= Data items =
--- Start ---
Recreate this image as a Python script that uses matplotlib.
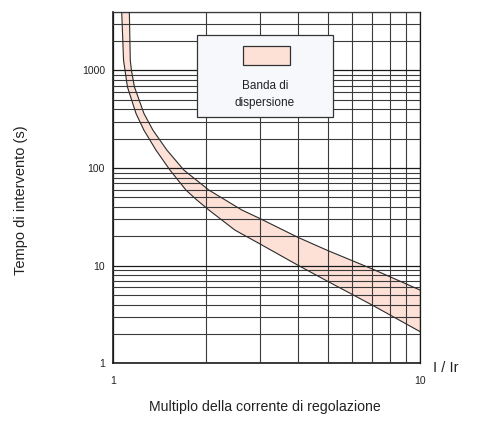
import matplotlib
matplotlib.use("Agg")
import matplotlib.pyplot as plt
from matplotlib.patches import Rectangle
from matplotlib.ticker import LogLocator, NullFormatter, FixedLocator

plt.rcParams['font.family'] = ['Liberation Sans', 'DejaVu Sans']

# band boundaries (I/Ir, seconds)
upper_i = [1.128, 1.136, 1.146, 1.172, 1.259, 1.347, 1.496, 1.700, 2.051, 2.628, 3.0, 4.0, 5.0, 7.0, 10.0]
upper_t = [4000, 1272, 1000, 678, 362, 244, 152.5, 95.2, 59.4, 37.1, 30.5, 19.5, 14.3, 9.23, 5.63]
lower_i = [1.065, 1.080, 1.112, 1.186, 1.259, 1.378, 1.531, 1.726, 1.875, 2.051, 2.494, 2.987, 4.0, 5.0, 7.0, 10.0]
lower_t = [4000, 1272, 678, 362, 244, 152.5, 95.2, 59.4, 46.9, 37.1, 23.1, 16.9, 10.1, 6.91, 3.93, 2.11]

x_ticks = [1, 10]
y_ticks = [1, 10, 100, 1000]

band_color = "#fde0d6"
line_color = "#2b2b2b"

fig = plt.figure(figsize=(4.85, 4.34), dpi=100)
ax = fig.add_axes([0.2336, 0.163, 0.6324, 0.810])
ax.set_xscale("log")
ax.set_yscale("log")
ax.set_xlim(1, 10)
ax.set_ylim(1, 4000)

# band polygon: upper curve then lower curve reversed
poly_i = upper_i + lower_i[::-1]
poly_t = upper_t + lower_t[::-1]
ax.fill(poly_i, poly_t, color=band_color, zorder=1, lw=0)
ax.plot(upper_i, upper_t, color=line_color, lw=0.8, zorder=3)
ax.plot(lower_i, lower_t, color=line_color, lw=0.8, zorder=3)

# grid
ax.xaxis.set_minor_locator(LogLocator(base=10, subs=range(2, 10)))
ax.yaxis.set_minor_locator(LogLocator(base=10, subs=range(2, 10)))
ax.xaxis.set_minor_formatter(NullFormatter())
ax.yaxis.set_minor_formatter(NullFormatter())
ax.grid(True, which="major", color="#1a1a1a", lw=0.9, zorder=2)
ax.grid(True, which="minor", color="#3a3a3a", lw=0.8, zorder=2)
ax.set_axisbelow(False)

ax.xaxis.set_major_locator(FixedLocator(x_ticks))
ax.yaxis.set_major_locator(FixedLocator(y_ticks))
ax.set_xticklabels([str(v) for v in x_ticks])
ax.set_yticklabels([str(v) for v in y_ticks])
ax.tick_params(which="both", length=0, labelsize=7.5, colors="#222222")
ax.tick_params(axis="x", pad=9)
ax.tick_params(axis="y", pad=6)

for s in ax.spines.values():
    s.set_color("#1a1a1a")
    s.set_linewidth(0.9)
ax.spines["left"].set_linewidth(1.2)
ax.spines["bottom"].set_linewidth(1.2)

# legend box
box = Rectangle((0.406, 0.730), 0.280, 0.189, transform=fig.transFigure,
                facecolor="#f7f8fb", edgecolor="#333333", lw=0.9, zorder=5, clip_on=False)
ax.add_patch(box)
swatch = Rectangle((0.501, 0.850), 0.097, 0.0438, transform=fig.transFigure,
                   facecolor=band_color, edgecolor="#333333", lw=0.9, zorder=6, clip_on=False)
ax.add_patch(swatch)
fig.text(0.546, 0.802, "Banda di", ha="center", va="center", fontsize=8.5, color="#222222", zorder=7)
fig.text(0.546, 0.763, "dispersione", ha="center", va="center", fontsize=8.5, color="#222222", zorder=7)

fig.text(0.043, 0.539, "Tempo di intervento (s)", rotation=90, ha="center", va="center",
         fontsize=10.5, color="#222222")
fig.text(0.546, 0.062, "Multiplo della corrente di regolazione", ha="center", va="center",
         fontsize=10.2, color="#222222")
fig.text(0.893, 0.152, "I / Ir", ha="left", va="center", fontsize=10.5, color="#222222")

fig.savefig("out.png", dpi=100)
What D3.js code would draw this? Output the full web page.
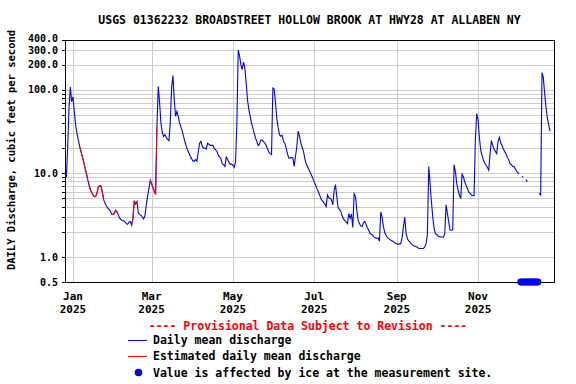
--- End ---
= EXERCISE OBJECTIVE =
Give again, word for word, every line from the top of the data above to the line holding "ax.set_ylim(1, 4000)", inclusive, with the pictures left out.

= EXPECTED ANSWER =
Recreate this image as a Python script that uses matplotlib.
import matplotlib
matplotlib.use("Agg")
import matplotlib.pyplot as plt
from matplotlib.patches import Rectangle
from matplotlib.ticker import LogLocator, NullFormatter, FixedLocator

plt.rcParams['font.family'] = ['Liberation Sans', 'DejaVu Sans']

# band boundaries (I/Ir, seconds)
upper_i = [1.128, 1.136, 1.146, 1.172, 1.259, 1.347, 1.496, 1.700, 2.051, 2.628, 3.0, 4.0, 5.0, 7.0, 10.0]
upper_t = [4000, 1272, 1000, 678, 362, 244, 152.5, 95.2, 59.4, 37.1, 30.5, 19.5, 14.3, 9.23, 5.63]
lower_i = [1.065, 1.080, 1.112, 1.186, 1.259, 1.378, 1.531, 1.726, 1.875, 2.051, 2.494, 2.987, 4.0, 5.0, 7.0, 10.0]
lower_t = [4000, 1272, 678, 362, 244, 152.5, 95.2, 59.4, 46.9, 37.1, 23.1, 16.9, 10.1, 6.91, 3.93, 2.11]

x_ticks = [1, 10]
y_ticks = [1, 10, 100, 1000]

band_color = "#fde0d6"
line_color = "#2b2b2b"

fig = plt.figure(figsize=(4.85, 4.34), dpi=100)
ax = fig.add_axes([0.2336, 0.163, 0.6324, 0.810])
ax.set_xscale("log")
ax.set_yscale("log")
ax.set_xlim(1, 10)
ax.set_ylim(1, 4000)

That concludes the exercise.